-- START --
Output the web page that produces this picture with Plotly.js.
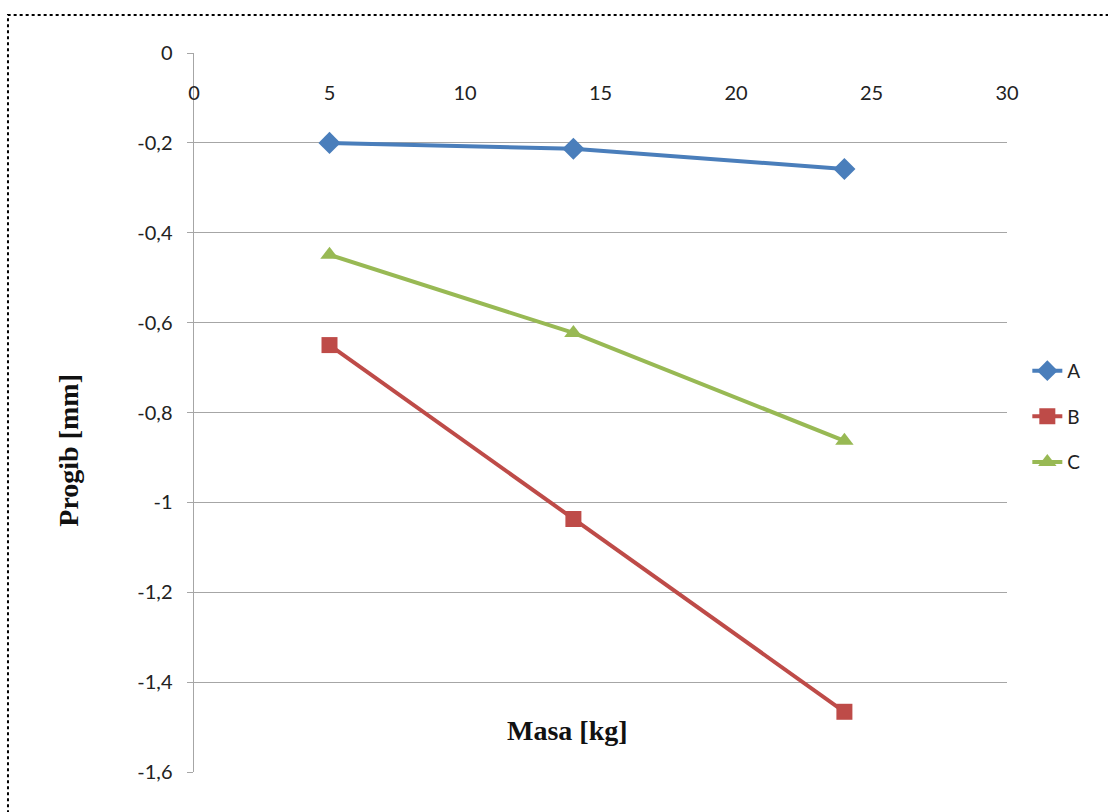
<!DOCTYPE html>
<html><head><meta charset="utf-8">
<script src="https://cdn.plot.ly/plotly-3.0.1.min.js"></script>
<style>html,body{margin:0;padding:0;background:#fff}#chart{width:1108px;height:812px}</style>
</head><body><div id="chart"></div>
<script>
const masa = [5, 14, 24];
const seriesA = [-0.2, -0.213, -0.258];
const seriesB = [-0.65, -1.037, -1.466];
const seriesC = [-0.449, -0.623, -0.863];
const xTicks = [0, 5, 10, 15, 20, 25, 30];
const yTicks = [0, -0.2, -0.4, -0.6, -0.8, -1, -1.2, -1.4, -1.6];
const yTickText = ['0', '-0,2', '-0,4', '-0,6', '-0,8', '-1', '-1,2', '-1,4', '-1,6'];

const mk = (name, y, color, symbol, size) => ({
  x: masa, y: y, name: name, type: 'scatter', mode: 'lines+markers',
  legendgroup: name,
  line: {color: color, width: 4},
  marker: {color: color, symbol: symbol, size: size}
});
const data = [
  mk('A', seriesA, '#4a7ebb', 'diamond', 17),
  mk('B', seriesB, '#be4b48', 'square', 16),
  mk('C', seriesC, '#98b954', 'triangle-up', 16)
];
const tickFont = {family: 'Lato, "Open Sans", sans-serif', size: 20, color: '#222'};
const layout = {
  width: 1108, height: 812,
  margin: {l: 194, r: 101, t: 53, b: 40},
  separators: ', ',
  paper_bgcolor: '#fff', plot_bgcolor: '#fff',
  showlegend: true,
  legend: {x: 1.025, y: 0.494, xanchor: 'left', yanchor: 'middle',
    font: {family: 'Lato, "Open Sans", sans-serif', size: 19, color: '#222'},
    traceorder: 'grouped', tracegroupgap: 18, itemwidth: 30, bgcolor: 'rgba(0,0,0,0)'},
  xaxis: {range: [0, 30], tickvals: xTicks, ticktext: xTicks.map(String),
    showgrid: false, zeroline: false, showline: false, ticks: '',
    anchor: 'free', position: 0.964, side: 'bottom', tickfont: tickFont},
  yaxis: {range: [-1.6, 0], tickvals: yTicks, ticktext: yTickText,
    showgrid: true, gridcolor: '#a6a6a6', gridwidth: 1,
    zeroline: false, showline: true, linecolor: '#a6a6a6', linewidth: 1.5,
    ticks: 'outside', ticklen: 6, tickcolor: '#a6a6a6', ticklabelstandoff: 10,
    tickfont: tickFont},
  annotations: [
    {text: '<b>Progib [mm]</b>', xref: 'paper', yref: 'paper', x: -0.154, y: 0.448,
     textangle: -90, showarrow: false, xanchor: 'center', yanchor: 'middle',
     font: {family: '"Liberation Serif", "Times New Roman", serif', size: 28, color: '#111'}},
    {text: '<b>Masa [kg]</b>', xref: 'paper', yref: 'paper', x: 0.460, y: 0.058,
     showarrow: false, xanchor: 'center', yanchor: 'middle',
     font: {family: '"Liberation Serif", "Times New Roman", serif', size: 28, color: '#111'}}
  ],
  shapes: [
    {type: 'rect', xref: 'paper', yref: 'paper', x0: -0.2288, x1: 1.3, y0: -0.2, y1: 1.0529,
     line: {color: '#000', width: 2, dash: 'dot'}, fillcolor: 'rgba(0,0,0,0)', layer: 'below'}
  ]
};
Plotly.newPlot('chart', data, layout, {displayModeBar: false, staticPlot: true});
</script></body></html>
-- END --
-- START --
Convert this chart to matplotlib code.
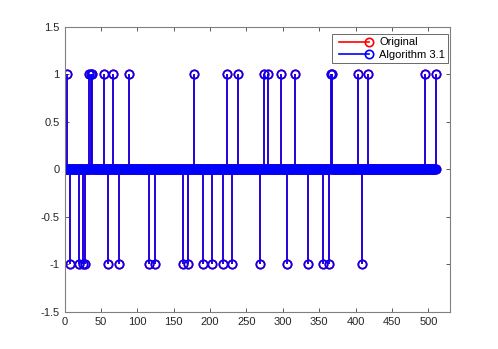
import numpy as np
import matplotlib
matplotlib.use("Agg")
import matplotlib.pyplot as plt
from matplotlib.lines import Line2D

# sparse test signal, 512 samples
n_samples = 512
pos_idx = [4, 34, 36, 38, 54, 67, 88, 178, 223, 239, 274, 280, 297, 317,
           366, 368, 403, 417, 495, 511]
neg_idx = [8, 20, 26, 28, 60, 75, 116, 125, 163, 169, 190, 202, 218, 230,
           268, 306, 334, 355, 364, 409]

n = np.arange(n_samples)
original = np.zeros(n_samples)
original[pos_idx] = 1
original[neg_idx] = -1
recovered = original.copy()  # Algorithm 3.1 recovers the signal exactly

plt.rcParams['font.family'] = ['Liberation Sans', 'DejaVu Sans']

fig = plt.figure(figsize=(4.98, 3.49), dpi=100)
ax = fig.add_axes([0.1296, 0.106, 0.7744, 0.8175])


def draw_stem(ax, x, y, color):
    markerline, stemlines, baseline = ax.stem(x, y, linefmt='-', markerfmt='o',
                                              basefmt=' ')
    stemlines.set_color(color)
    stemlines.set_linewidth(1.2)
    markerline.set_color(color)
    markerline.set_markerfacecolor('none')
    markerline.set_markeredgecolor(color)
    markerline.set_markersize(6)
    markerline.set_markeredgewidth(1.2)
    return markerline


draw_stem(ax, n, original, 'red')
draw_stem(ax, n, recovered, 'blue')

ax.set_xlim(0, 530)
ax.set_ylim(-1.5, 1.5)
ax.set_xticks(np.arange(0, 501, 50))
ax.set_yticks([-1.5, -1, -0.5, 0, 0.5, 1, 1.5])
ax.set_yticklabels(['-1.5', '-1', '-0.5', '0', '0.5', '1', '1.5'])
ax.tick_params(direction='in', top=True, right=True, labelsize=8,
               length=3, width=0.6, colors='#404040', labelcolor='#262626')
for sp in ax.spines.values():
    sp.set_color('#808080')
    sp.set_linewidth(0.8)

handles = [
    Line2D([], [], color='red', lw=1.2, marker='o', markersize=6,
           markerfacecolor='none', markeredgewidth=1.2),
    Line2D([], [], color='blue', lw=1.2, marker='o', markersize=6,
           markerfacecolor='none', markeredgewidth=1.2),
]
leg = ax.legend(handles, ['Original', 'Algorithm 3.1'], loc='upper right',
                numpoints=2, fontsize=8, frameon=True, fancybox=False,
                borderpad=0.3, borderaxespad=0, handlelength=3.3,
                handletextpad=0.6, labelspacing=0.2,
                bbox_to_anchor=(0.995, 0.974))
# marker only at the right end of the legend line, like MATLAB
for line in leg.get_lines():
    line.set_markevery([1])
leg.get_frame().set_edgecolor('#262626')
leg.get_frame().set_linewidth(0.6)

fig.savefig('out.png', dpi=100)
-- END --
* _DO THIS_:
Set down, without pictures, the lines between the line holding "Convert this chart to matplotlib code." and the line holding "sp.set_linewidth(0.8)", both inclusive.

* _SOLUTION BELOW_:
Convert this chart to matplotlib code.
import numpy as np
import matplotlib
matplotlib.use("Agg")
import matplotlib.pyplot as plt
from matplotlib.lines import Line2D

# sparse test signal, 512 samples
n_samples = 512
pos_idx = [4, 34, 36, 38, 54, 67, 88, 178, 223, 239, 274, 280, 297, 317,
           366, 368, 403, 417, 495, 511]
neg_idx = [8, 20, 26, 28, 60, 75, 116, 125, 163, 169, 190, 202, 218, 230,
           268, 306, 334, 355, 364, 409]

n = np.arange(n_samples)
original = np.zeros(n_samples)
original[pos_idx] = 1
original[neg_idx] = -1
recovered = original.copy()  # Algorithm 3.1 recovers the signal exactly

plt.rcParams['font.family'] = ['Liberation Sans', 'DejaVu Sans']

fig = plt.figure(figsize=(4.98, 3.49), dpi=100)
ax = fig.add_axes([0.1296, 0.106, 0.7744, 0.8175])


def draw_stem(ax, x, y, color):
    markerline, stemlines, baseline = ax.stem(x, y, linefmt='-', markerfmt='o',
                                              basefmt=' ')
    stemlines.set_color(color)
    stemlines.set_linewidth(1.2)
    markerline.set_color(color)
    markerline.set_markerfacecolor('none')
    markerline.set_markeredgecolor(color)
    markerline.set_markersize(6)
    markerline.set_markeredgewidth(1.2)
    return markerline


draw_stem(ax, n, original, 'red')
draw_stem(ax, n, recovered, 'blue')

ax.set_xlim(0, 530)
ax.set_ylim(-1.5, 1.5)
ax.set_xticks(np.arange(0, 501, 50))
ax.set_yticks([-1.5, -1, -0.5, 0, 0.5, 1, 1.5])
ax.set_yticklabels(['-1.5', '-1', '-0.5', '0', '0.5', '1', '1.5'])
ax.tick_params(direction='in', top=True, right=True, labelsize=8,
               length=3, width=0.6, colors='#404040', labelcolor='#262626')
for sp in ax.spines.values():
    sp.set_color('#808080')
    sp.set_linewidth(0.8)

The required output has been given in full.